Return a copy of each line that holds the string "matplotlib".

******

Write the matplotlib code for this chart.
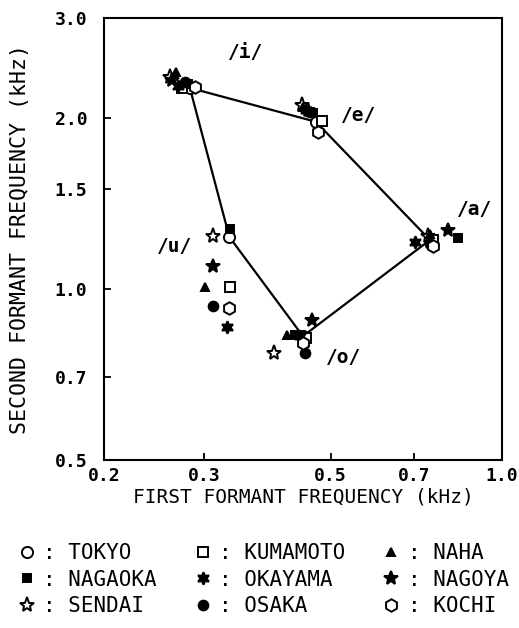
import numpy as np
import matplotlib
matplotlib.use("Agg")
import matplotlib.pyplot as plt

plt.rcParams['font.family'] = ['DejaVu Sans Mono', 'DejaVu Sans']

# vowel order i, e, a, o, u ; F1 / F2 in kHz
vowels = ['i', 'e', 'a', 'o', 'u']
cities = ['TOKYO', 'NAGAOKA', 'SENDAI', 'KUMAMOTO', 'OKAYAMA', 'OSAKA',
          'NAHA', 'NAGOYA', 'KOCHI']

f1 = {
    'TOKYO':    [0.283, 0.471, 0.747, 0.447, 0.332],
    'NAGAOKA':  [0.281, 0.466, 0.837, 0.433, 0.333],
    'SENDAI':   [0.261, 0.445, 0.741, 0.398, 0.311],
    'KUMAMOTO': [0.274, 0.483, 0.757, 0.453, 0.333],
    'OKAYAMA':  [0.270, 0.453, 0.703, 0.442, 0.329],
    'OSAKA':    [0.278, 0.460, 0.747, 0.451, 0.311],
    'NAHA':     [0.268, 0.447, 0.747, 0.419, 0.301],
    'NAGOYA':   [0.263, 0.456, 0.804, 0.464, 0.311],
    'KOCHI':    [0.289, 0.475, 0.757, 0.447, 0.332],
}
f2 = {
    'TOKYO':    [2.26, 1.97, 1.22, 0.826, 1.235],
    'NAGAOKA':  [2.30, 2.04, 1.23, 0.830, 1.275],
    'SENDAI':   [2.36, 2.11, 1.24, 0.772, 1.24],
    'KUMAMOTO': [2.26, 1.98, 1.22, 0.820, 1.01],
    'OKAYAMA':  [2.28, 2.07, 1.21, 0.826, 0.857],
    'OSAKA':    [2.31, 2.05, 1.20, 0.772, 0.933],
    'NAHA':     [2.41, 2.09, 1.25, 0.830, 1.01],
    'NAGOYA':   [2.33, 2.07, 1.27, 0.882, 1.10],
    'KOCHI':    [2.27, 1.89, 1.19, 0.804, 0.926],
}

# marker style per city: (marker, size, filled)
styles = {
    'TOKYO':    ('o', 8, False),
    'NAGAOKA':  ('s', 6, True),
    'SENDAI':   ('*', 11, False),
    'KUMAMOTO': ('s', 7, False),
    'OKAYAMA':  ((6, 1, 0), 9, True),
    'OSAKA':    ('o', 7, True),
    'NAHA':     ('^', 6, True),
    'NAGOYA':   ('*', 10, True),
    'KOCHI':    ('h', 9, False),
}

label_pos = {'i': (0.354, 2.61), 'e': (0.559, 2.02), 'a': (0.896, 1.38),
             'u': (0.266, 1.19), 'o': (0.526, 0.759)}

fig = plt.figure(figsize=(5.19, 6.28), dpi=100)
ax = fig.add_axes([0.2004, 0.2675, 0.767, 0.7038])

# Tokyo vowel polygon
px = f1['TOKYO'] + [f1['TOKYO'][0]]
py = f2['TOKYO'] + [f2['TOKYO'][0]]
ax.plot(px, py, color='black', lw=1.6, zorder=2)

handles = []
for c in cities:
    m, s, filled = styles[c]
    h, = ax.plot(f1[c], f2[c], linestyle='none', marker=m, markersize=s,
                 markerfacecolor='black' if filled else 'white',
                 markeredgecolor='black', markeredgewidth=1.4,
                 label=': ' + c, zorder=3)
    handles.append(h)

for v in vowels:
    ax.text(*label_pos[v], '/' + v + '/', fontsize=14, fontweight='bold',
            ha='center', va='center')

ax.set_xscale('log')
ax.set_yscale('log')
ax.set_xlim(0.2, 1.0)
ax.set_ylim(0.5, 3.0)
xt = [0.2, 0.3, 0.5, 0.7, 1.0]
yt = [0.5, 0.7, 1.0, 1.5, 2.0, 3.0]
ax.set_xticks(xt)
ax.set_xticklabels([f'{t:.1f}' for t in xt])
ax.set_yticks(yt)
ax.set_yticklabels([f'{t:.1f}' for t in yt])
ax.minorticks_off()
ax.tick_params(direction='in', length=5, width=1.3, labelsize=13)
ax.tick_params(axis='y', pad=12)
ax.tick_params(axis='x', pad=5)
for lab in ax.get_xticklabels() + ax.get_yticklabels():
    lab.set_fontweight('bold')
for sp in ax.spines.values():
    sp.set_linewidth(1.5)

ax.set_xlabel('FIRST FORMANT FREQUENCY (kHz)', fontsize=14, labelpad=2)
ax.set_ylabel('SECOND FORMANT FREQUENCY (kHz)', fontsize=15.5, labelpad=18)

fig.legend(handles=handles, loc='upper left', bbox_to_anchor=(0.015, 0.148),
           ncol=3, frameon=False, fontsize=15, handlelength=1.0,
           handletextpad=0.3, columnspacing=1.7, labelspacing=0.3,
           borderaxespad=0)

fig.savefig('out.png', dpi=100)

******

=== EXERCISE OUTPUT ===
Write the matplotlib code for this chart.
import matplotlib
matplotlib.use("Agg")
import matplotlib.pyplot as plt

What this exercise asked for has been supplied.